The problem with the third assumption is the trade-off between workforce, capital, and computing resources. Now ask yourself, how many MOOCs or courses have data labeling syllabus in them? Out of all the models you built, for how many of them did you annotate your data? How much time did you spare for data labeling arrangements in the machine learning workflow? Thus, the last hidden cost is intent.
Solutions
Till now, you might have a better understanding of the scenario you are facing as a data scientist or machine learning engineer. Let us now talk about the solution — a Training Data Platform (TDP). The startups and medium and small enterprises (MSMEs) need not build any in-house tools from scratch, saving investments to capitalize over offering other services and products. These provide a one-stop solution from data collection to labeling. Some even offer training provisions too.

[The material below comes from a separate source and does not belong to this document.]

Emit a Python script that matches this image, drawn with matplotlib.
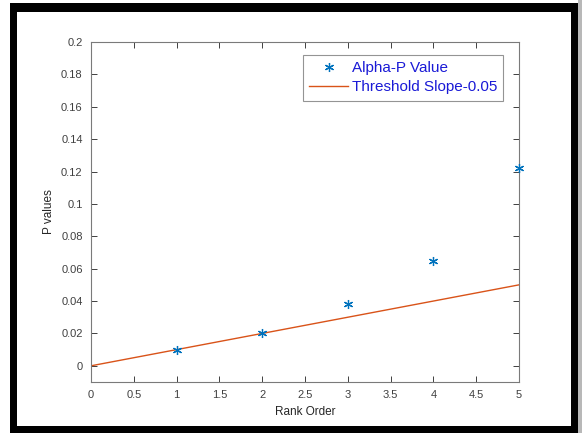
import matplotlib
matplotlib.use("Agg")
import matplotlib.pyplot as plt
from matplotlib.patches import Rectangle
import numpy as np

plt.rcParams['font.family'] = ['Liberation Sans', 'DejaVu Sans']

rank = [1, 2, 3, 4, 5]
p_values = [0.010, 0.020, 0.038, 0.065, 0.122]
thr_x = [0, 5]
thr_y = [0.0, 0.05]
xticks = [0, 0.5, 1, 1.5, 2, 2.5, 3, 3.5, 4, 4.5, 5]
xticklabels = ['0', '0.5', '1', '1.5', '2', '2.5', '3', '3.5', '4', '4.5', '5']
yticks = [0, 0.02, 0.04, 0.06, 0.08, 0.1, 0.12, 0.14, 0.16, 0.18, 0.2]
yticklabels = ['0', '0.02', '0.04', '0.06', '0.08', '0.1', '0.12', '0.14', '0.16', '0.18', '0.2']

W, H = 582, 433
fig = plt.figure(figsize=(W / 100, H / 100), dpi=100)
fig.patch.set_facecolor('white')

# outer black frame
fig.patches.append(Rectangle((10 / W, 0), (578 - 10) / W, (433 - 3) / H,
                             transform=fig.transFigure, facecolor='black',
                             edgecolor='none', zorder=-10))
fig.patches.append(Rectangle((578 / W, 0), 4 / W, 1,
                             transform=fig.transFigure, facecolor='#b8b8b8',
                             edgecolor='none', zorder=-10))
fig.patches.append(Rectangle((17 / W, (433 - 426) / H), (571 - 17) / W, (426 - 12) / H,
                             transform=fig.transFigure, facecolor='white',
                             edgecolor='none', zorder=-9))

ax = fig.add_axes([91 / W, 1 - 382 / H, (519 - 91) / W, (382 - 42) / H])
ax.plot(rank, p_values, linestyle='none', marker=(6, 2, 0), markersize=6.5,
        markeredgewidth=0.9, color='#0072BD', label='Alpha-P Value', clip_on=False, zorder=3)
ax.plot(thr_x, thr_y, color='#D95319', linewidth=1.0, label='Threshold Slope-0.05')

ax.set_xlim(0, 5)
ax.set_ylim(-0.01, 0.2)
ax.set_xticks(xticks)
ax.set_xticklabels(xticklabels)
ax.set_yticks(yticks)
ax.set_yticklabels(yticklabels)
ax.tick_params(direction='in', length=4, width=0.7, top=True, right=True,
               labelsize=8, colors='#404040', labelcolor='#404040', pad=6)
for s in ax.spines.values():
    s.set_color('#7a7a7a')
    s.set_linewidth(0.8)
ax.set_xlabel('Rank Order', fontsize=8.5, color='#262626', labelpad=4)
ax.set_ylabel('P values', fontsize=8.5, color='#262626', labelpad=4)

leg = ax.legend(loc='upper right', bbox_to_anchor=((503 - 91) / (519 - 91), (382 - 55) / (382 - 42)),
                fontsize=11, frameon=True, fancybox=False, borderpad=0.4,
                handlelength=2.6, handletextpad=0.2, labelspacing=0.35, borderaxespad=0)
leg.get_frame().set_edgecolor('#7a7a7a')
leg.get_frame().set_linewidth(0.8)
for t in leg.get_texts():
    t.set_color('#1a1ad6')

fig.savefig('out.png', dpi=100)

Now, you can streamline your machine learning workflow in a single environment and save money and time. You need not force your capable workforce to dwindle around for fixes all day. The intuitive UI of the TDPs also make workforce training easy. The main mantra of TDPs is — annotate, manage, and iterate. The TDPs have automatic annotation that needs few well-annotated examples, and they annotate the rest. A reasonable TDP has collaboration built-in and also the support for APIs of other software. Similarly, the TDP should be agile enough to iterate over new data batches for boosting the accuracy of its models. Here are some TDPs that earned their place for scaling up to enterprise-grade data platforms – Labelbox, Appen, SAMA, Scale, Neuralmarker, Unidata, and more.